No, usually you do not need to strip the finish if it is in good condition. The goal of refinishing wooden cabinets is often just to dull the surface through sanding so the new primer can adhere properly. Stripping is only necessary if the existing finish is peeling, flaking, or severely damaged.
How long does the whole process take?
The time depends heavily on your schedule and how many coats you apply. If you work steadily over a weekend, the active painting and sanding might take 2-3 days. However, you must factor in drying and curing time between coats, which can stretch the total project time to a full week or more. Rushing the drying time ruins the finish.

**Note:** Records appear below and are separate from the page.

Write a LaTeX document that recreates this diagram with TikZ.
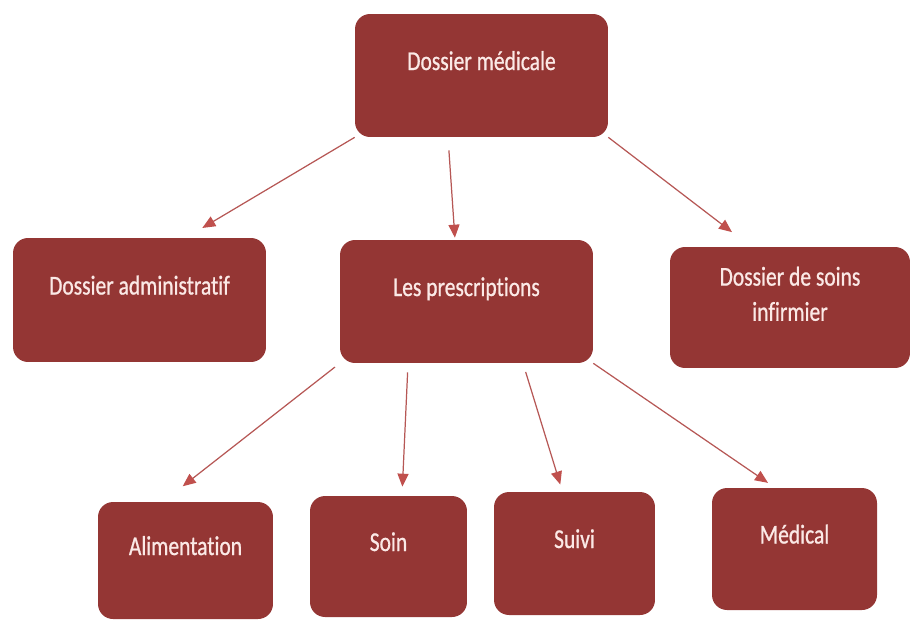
\documentclass[tikz,border=0pt]{standalone}
\usepackage{fontspec}
\setmainfont[FakeStretch=0.79,FakeBold=0.8,Ligatures=NoCommon]{Carlito}
\usetikzlibrary{calc}
\usetikzlibrary{arrows.meta}
\definecolor{boxred}{HTML}{943634}
\definecolor{arrowred}{HTML}{C0504D}
\definecolor{boxtext}{HTML}{FBE9E6}

\begin{document}
\begin{tikzpicture}
% pixel grid, y downwards
[
    x=0.02cm,y=-0.02cm,
    box/.style={rectangle,rounded corners=0.3cm,fill=boxred,text=boxtext,
      font=\fontsize{15.5pt}{20pt}\selectfont,align=center,
      text height=0.45cm,text depth=0.67cm,inner sep=0pt},
    link/.style={draw=arrowred!85!gray,line width=0.7pt,
      -{Triangle[length=0.26cm,width=0.22cm,color=arrowred]}}
]
\useasboundingbox (0,0) rectangle (911,619);

% top
\node[box,minimum width=5.06cm,minimum height=2.46cm] (dm) at (481.5,75.5) {Dossier médicale};

% second row
\node[box,minimum width=5.06cm,minimum height=2.48cm] (adm) at (139.5,300) {Dossier administratif};
\node[box,minimum width=5.06cm,minimum height=2.46cm] (pres) at (466.5,301.5) {Les prescriptions};
\node[box,minimum width=4.8cm,minimum height=2.42cm,text height=1.2cm] (soins) at (790,307.5) {Dossier de soins\\infirmier};

% third row
\node[box,minimum width=3.5cm,minimum height=2.34cm] (ali) at (185.5,560.5) {Alimentation};
\node[box,minimum width=3.14cm,minimum height=2.42cm] (soin) at (388.5,556.5) {Soin};
\node[box,minimum width=3.22cm,minimum height=2.46cm] (suivi) at (574.5,553.5) {Suivi};
\node[box,minimum width=3.3cm,minimum height=2.44cm] (med) at (794.5,549) {Médical};

% arrows from the top
\draw[link,shorten >=0.38cm] (dm.south west) -- ([xshift=0.93cm]adm.north);
\draw[link,shorten <=0.26cm,shorten >=0.04cm] ([xshift=-0.67cm]dm.south) -- ([xshift=-0.23cm]pres.north);
\draw[link,shorten >=0.48cm] (dm.south east) -- ([xshift=-0.78cm]soins.north);

% arrows from the prescriptions
\draw[link,shorten <=0.12cm,shorten >=0.5cm] (pres.south west) -- ([xshift=-0.45cm]ali.north);
\draw[link,shorten <=0.18cm,shorten >=0.18cm] ([xshift=-1.17cm]pres.south) -- ([xshift=0.27cm]soin.north);
\draw[link,shorten <=0.18cm,shorten >=0.15cm] ([xshift=1.13cm]pres.south) -- ([xshift=-0.24cm]suivi.north);
\draw[link,shorten >=0.17cm] (pres.south east) -- ([xshift=-0.39cm]med.north);
\end{tikzpicture}
\end{document}
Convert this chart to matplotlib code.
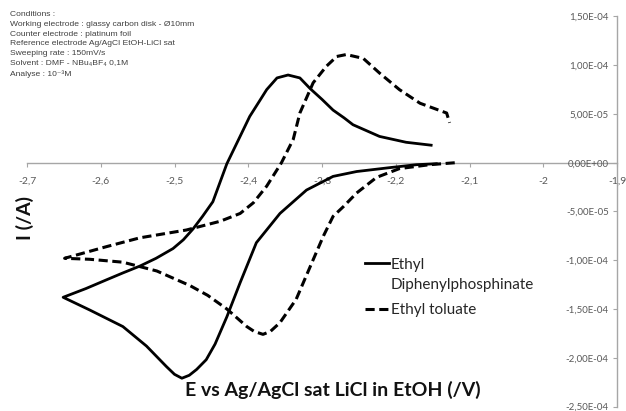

Is spray painting kitchen cabinets better than brushing?
Yes, for most people, spray painting kitchen cabinets yields the smoothest, most professional look. Spraying atomizes the paint, letting it settle evenly without brush strokes or roller texture. If you are using a sprayer, invest in a good quality HVLP (High Volume, Low Pressure) sprayer.
Can I skip sanding if I use a special bonding primer?
Even with the best bonding primer for painting laminate cabinets, light sanding is strongly recommended. Skipping sanding removes the crucial mechanical key for adhesion. While some specialty primers claim to eliminate sanding, better insurance is always a light scuff sand with 220 grit sandpaper.
How important is cabinet hardware replacement?
Changing the hardware drastically impacts the final look. New paint gives you a new color, but new handles and knobs provide a whole new style (modern, rustic, traditional). It is an inexpensive step that provides a huge visual return on your kitchen cabinet refinishing investment.